Katharina Schulze

Fraktionsvorsitzende der Grünen im Bayerischen Landtag

Mitentscheiden statt nur gefragt werden

Wir klagen gegen die sogenannte „Volksbefragung“

21. November 2014 in Aktuelles, Im Parlament, Unterwegs |

Katharina Schulze, MdL, klagt gegen die geplante Volksbefragung in Bayern

Katharina Schulze, MdL, klagt gegen die geplante Volksbefragung in Bayern

Heute haben wir unsere Klage gegen die scheindemokratische Volksbefragung der CSU-Staatsregierung eingereicht, denn sie ist verfassungswidrig. Wir Grüne kämpfen für echte Bürgerbeteiligung – mitentscheiden statt nur gefragt werden ist unsere Devise!

Die CSU-Staatsregierung plant noch in diesem Jahr die Verabschiedung eines Gesetzes zur Einführung der so genannten Volksbefragung. Wir halten dieses unverbindliche Instrument, das nur die Staatsregierung mit der Landtagsmehrheit initiieren dürfte, für verfassungswidrig.

Zur Klärung dieser Frage habe ich eine sogenannte Meinungsverschiedenheit (pdf) zum Bayerischen Verfassungsgerichtshof (BayVerfGH) eingereicht. An Stelle des Demokratie-Placebos „Volksbefragung“, was nichts anderes als steuer-finanzierte Meinungsumfragen bedeutet, machen wir uns stark für echte, bindende Volksbegehren.

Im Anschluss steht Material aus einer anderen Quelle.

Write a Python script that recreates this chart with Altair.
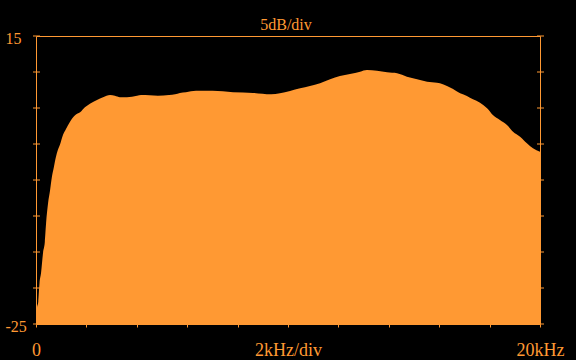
import altair as alt
import pandas as pd

ORANGE = "#ff9933"

freq_khz = [0, 0.04, 0.09, 0.14, 0.20, 0.28, 0.35, 0.40, 0.48, 0.56, 0.63, 0.71, 0.79,
            0.87, 0.95, 1.07, 1.19, 1.35, 1.55, 1.75, 1.94, 2.14, 2.42, 2.66, 2.94,
            3.13, 3.33, 3.61, 4.01, 4.17, 4.84, 5.28, 5.52, 5.71, 5.95, 6.35, 7.0,
            7.82, 8.61, 9.33, 9.68, 10.08, 10.48, 10.87, 11.27, 11.67, 12.06, 12.46,
            12.86, 13.13, 13.53, 13.93, 14.33, 14.72, 15.12, 15.52, 15.91, 16.03,
            16.31, 16.55, 16.83, 17.10, 17.34, 17.62, 17.90, 18.13, 18.41, 18.69,
            18.93, 19.21, 19.48, 19.72, 20.0]
level_db = [-25, -22.8, -21.9, -19.3, -17.9, -15.1, -13.6, -11.0, -8.2, -6.4, -4.6, -3.2, -1.8,
            -0.8, -0.1, 1.25, 2.1, 3.1, 4.0, 4.4, 5.1, 5.6, 6.1, 6.5, 6.8,
            6.7, 6.5, 6.5, 6.7, 6.8, 6.7, 6.8, 6.9, 7.1, 7.2, 7.4, 7.4,
            7.2, 7.1, 6.9, 7.04, 7.36, 7.74, 8.06, 8.43, 8.99, 9.44, 9.72,
            10.05, 10.28, 10.19, 9.95, 9.82, 9.35, 8.99, 8.65, 8.51, 8.43,
            8.06, 7.64, 7.04, 6.67, 6.21, 5.74, 4.96, 4.03, 3.33, 2.64,
            1.71, 1.01, 0.10, -0.60, -1.07]

y_ticks = [-25, -20, -15, -10, -5, 0, 5, 10, 15]
x_ticks = [0, 2, 4, 6, 8, 10, 12, 14, 16, 18, 20]
x_label_map = {0: "0", 10: "2kHz/div", 20: "20kHz"}
y_label_map = {15: "15", -25: "-25"}
title_text = "5dB/div"

df = pd.DataFrame({"f": freq_khz, "db": level_db})
title_df = pd.DataFrame({"f": [10], "db": [15], "t": [title_text]})
tick_df = pd.DataFrame({"db": y_ticks})

x_scale = alt.Scale(domain=[0, 20], nice=False, zero=False)
y_scale = alt.Scale(domain=[-25, 15], nice=False, zero=False)

x_label_expr = " : ".join(
    [f"datum.value == {k} ? '{v}'" for k, v in x_label_map.items()]) + " : ''"
y_label_expr = " : ".join(
    [f"datum.value == {k} ? '{v}'" for k, v in y_label_map.items()]) + " : ''"

x_axis = alt.Axis(values=x_ticks, domain=False, grid=False, tickSize=3,
                  tickColor=ORANGE, labelColor=ORANGE, labelExpr=x_label_expr,
                  labelFont="Liberation Serif", labelFontSize=18,
                  labelBaseline="alphabetic", labelAlign="center",
                  labelPadding=28, labelFlush=False, labelOverlap=False)
y_axis = alt.Axis(orient="left", values=y_ticks, domain=False, grid=False,
                  ticks=False, labelColor=ORANGE,
                  labelExpr=y_label_expr, labelFont="Liberation Serif",
                  labelFontSize=16, labelAlign="left", labelBaseline="alphabetic",
                  labelPadding=31, labelOffset=7, labelFlush=False,
                  labelOverlap=False)

area = alt.Chart(df).mark_area(color=ORANGE, interpolate="monotone", opacity=1).encode(
    x=alt.X("f:Q", scale=x_scale, title=None, axis=x_axis),
    y=alt.Y("db:Q", scale=y_scale, title=None, axis=y_axis),
    y2=alt.datum(-25),
)

# tick marks crossing the left and right borders
left_ticks = alt.Chart(tick_df).mark_rule(color=ORANGE, strokeWidth=1).encode(
    y=alt.Y("db:Q", scale=y_scale, title=None, axis=y_axis),
    x=alt.value(-3),
    x2=alt.value(4),
)
right_ticks = alt.Chart(tick_df).mark_rule(color=ORANGE, strokeWidth=1).encode(
    y=alt.Y("db:Q", scale=y_scale, title=None, axis=y_axis),
    x=alt.value(501),
    x2=alt.value(508),
)

title = alt.Chart(title_df).mark_text(
    color=ORANGE, font="Liberation Serif", fontSize=16, baseline="alphabetic",
    align="center", dy=-6, dx=-2, clip=False
).encode(
    x=alt.X("f:Q", scale=x_scale, title=None, axis=x_axis),
    y=alt.Y("db:Q", scale=y_scale, title=None, axis=y_axis),
    text="t:N",
)

chart = alt.layer(area, left_ticks, right_ticks, title).properties(
    width=504, height=288,
    autosize=alt.AutoSizeParams(type="none"),
    padding={"left": 36, "top": 36, "right": 36, "bottom": 36},
    background="black",
).configure_view(stroke=ORANGE, strokeWidth=1, fill="black")

chart.save("out.html", embed_options={"renderer": "svg", "actions": False})
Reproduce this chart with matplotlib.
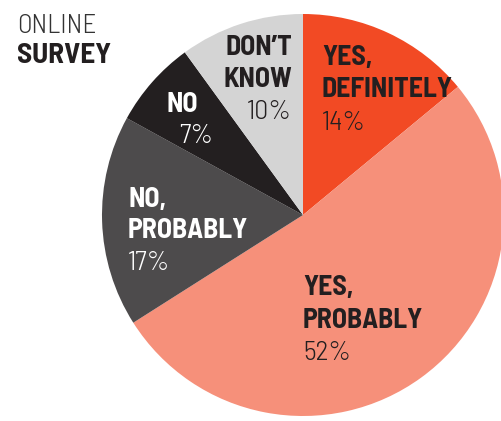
import matplotlib.pyplot as plt

# survey answers, clockwise from the top
answers = ["YES,\nDEFINITELY", "YES,\nPROBABLY", "NO,\nPROBABLY", "NO", "DON\u2019T\nKNOW"]
shares = [14, 52, 17, 7, 10]
colors = ["#F24A24", "#F6907A", "#4D4B4C", "#231F20", "#D4D4D4"]
text_colors = ["#231F20", "#231F20", "white", "white", "#231F20"]

plt.rcParams["font.family"] = ["Barlow Semi Condensed", "DejaVu Sans"]

W, H = 502, 421
fig = plt.figure(figsize=(W / 100, H / 100), dpi=100)
ax = fig.add_axes([0, 0, 1, 1])

# y axis runs downward like the picture, so angles go clockwise on screen
ax.pie(shares, colors=colors, startangle=-90, counterclock=True,
       center=(303, 215), radius=201, frame=True,
       wedgeprops=dict(linewidth=0))
ax.set_xlim(0, W)
ax.set_ylim(H, 0)
ax.axis("off")

# label placement: (x, baseline of each line, alignment)
label_pos = [
    (322, [65, 97, 130], "left"),
    (303, [295, 328, 360], "left"),
    (128, [207, 238, 270], "left"),
    (167, [112, 143], "left"),
    (292, [55, 87, 119], "right"),
]
fs = 20
for name, pct, (x, ys, ha), tc in zip(answers, shares, label_pos, text_colors):
    lines = name.split("\n")
    for line, y in zip(lines, ys):
        ax.text(x, y, line, ha=ha, va="baseline", fontsize=fs,
                fontweight=700, color=tc)
    px = x + 12 if name == "NO" else x
    ax.text(px, ys[len(lines)], f"{pct}%", ha=ha, va="baseline",
            fontsize=fs, fontweight=300, color=tc)

ax.text(17, 33, "ONLINE", ha="left", va="baseline", fontsize=19.5,
        fontweight=300, color="#333333")
ax.text(17, 63, "SURVEY", ha="left", va="baseline", fontsize=21,
        fontweight=700, color="#231F20")

fig.savefig("out.png", dpi=100)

Fünf Argumente gegen Seehofers „Volksbefragung“

1. Die Kosten: Jede Befragung der Bürgerinnen und Bürger muss 10 bis 15 Millionen Euro veranschlagt werden (Schätzung der Staatsregierung). Sie hat wie eine institutionelle Umfrage ausschließlich demoskopischen Charakter und keine rechtliche Bindungswirkung.

2. Die Ziele: Es bleibt unklar, was genau das im Gesetzentwurf erwähnte „Vorhaben mit landesweiter Bedeutung“ sein soll.

3. Die Oppositionsrechte und Gefahr der Manipulation: Mit der Volksbefragung verschafft sich die Staatsregierung ein manipulationsanfälliges Herrschaftsinstrument, denn nur sie kann durch einseitige Information der Öffentlichkeit, Wahl des Zeitpunkts der Befragung und Text der Fragestellung das Ergebnis gezielt beeinflussen. Der Gesetzentwurf sieht keine Rechte für die Vertreter der Gegenposition vor.

4. Die mangelnde Verbindlichkeit: Anders als beim Volksbegehren wird keine Rechtmäßigkeitskontrolle für die Fragestellung durchgeführt; damit können „Rechtsaußenpositionen“ ( z.B. „wer betrügt, der fliegt“) ohne verfassungsrechtliche Überprüfung zur Abstimmung gestellt werden

5. Die Verfassungswidrigkeit: Die Regelungen der Volksbefragung stehen nach Ansicht namhafter Rechtswissenschaftler unter Verfassungsvorbehalt. Für den Vorstoß der Staatsregierung wird jedoch lediglich das Landeswahlgesetz geändert. Eine solche „einfachgesetzliche Regelung“ ist aber nicht ausreichend, da die Volksbefragung in die Grundarchitektur der Demokratie eingreift. Durch diese wird der Entscheidungsspielraum von Regierung und Parlament faktisch-politisch eingeengt, weshalb eine verfassungsrechtliche Regelung zwingend erforderlich ist.

Grüne für mehr Demokratie von unten

Die sogenannte Volksbefragung ist nicht etwa Ausdruck der von Horst Seehofer ausgerufenen „Koalition mit den Bürgern“ – sie stellt vielmehr einen gefährlichen Angriff auf die Errungenschaften der bayerischen Demokratie dar. Die Volksbefragung könnte momentan nur von der REgierung initiiert werden.

Wir Grüne stehen für eine echte Bürgerbeteiligung und lehnen daher diese landesweiten Meinungsumfrage à la CSU ab. Wir werden dafür kämpfen, dass die bestehende direkte Demokratie in Bayern vereinfacht wird, z.B. Hürden für Volksbegehren und Volksentscheid gesenkt werden und das vor allem bei Großprojekten frühzeitig die Stimmen aller Bürgerinnen und Bürger gehört werden können.

Bürgerbeteiligung muss von unten kommen, nicht von oben – und nur von einer Partei.